Winter operations from November 1914 to February 1915 in the Ypres area, took place in the Attack on Wytschaete (14 December). A reorganisation of the defence of Flanders had been carried out by the Franco-British from 15 to 22 November, which left the BEF holding a homogeneous front from Givenchy to Wytschaete 21 mi to the north. Joffre arranged for a series of attacks on the Western Front, after receiving information that German divisions were moving to the Russian Front. The Eighth Army was ordered to attack in Flanders and French was asked to participate with the BEF on 14 December. Joffre wanted the British to attack along all of the BEF front and especially from Warneton to Messines, as the French attacked from Wytschaete to Hollebeke. French gave orders to attack from the Lys to Warneton and Hollebeke with II and III Corps, as IV and Indian corps conducted local operations, to fix the Germans to their front.

French emphasised that the attack would begin on the left flank, next to the French and that units must not move ahead of each other. The French and the 3rd Division were to capture Wytschaete and Petit Bois, then Spanbroekmolen was to be taken by II Corps attacking from the west and III Corps from the south, only the 3rd Division making a maximum effort. On the right the 5th Division was only to pretend to attack and III Corps was to make demonstrations, as the corps was holding a 10 mi front and could do no more. On the left, the French XVI Corps failed to reach its objectives and the 3rd Division got to within 50 yd of the German line and found uncut wire. One battalion took 200 yd of the German front trench and took 42 prisoners. The failure of the attack on Wytschaete resulted in the attack further south being cancelled. German artillery retaliation was much heavier than the British bombardment.

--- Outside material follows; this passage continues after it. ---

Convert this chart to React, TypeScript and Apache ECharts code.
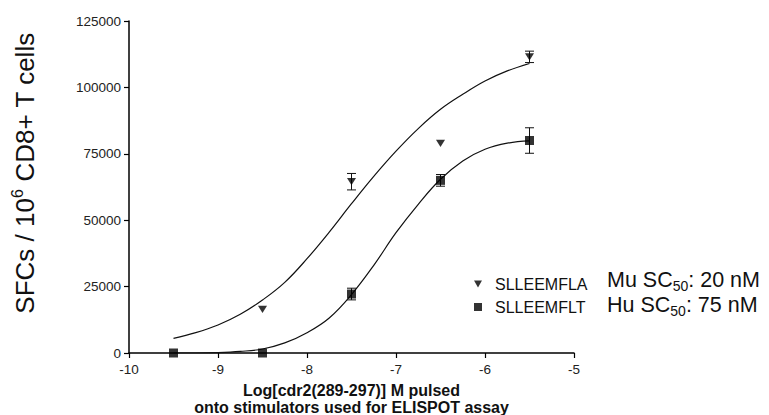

Desultory attacks were made from 15 to 16 December which, against intact German defences and deep mud, made no impression. On 17 December, XVI and II corps did not attack, the French IX Corps sapped forward a short distance down the Menin road and small gains were made at Klein Zillebeke and Bixschoote. Joffre ended attacks in the north, except for operations at Arras and requested support from French who ordered attacks on 18 December along the British front, then restricted the attacks to support of XVI Corps by II Corps and demonstrations by II Corps and the Indian Corps. Fog impeded the Arras attack and a German counter-attack against XVI Corps led II Corps to cancel its supporting attack. Six small attacks were made by the 8th, 7th, 4th and Indian divisions, which captured little ground, all of which was found to be untenable due to mud and water-logging; Franco-British attacks in Flanders ended.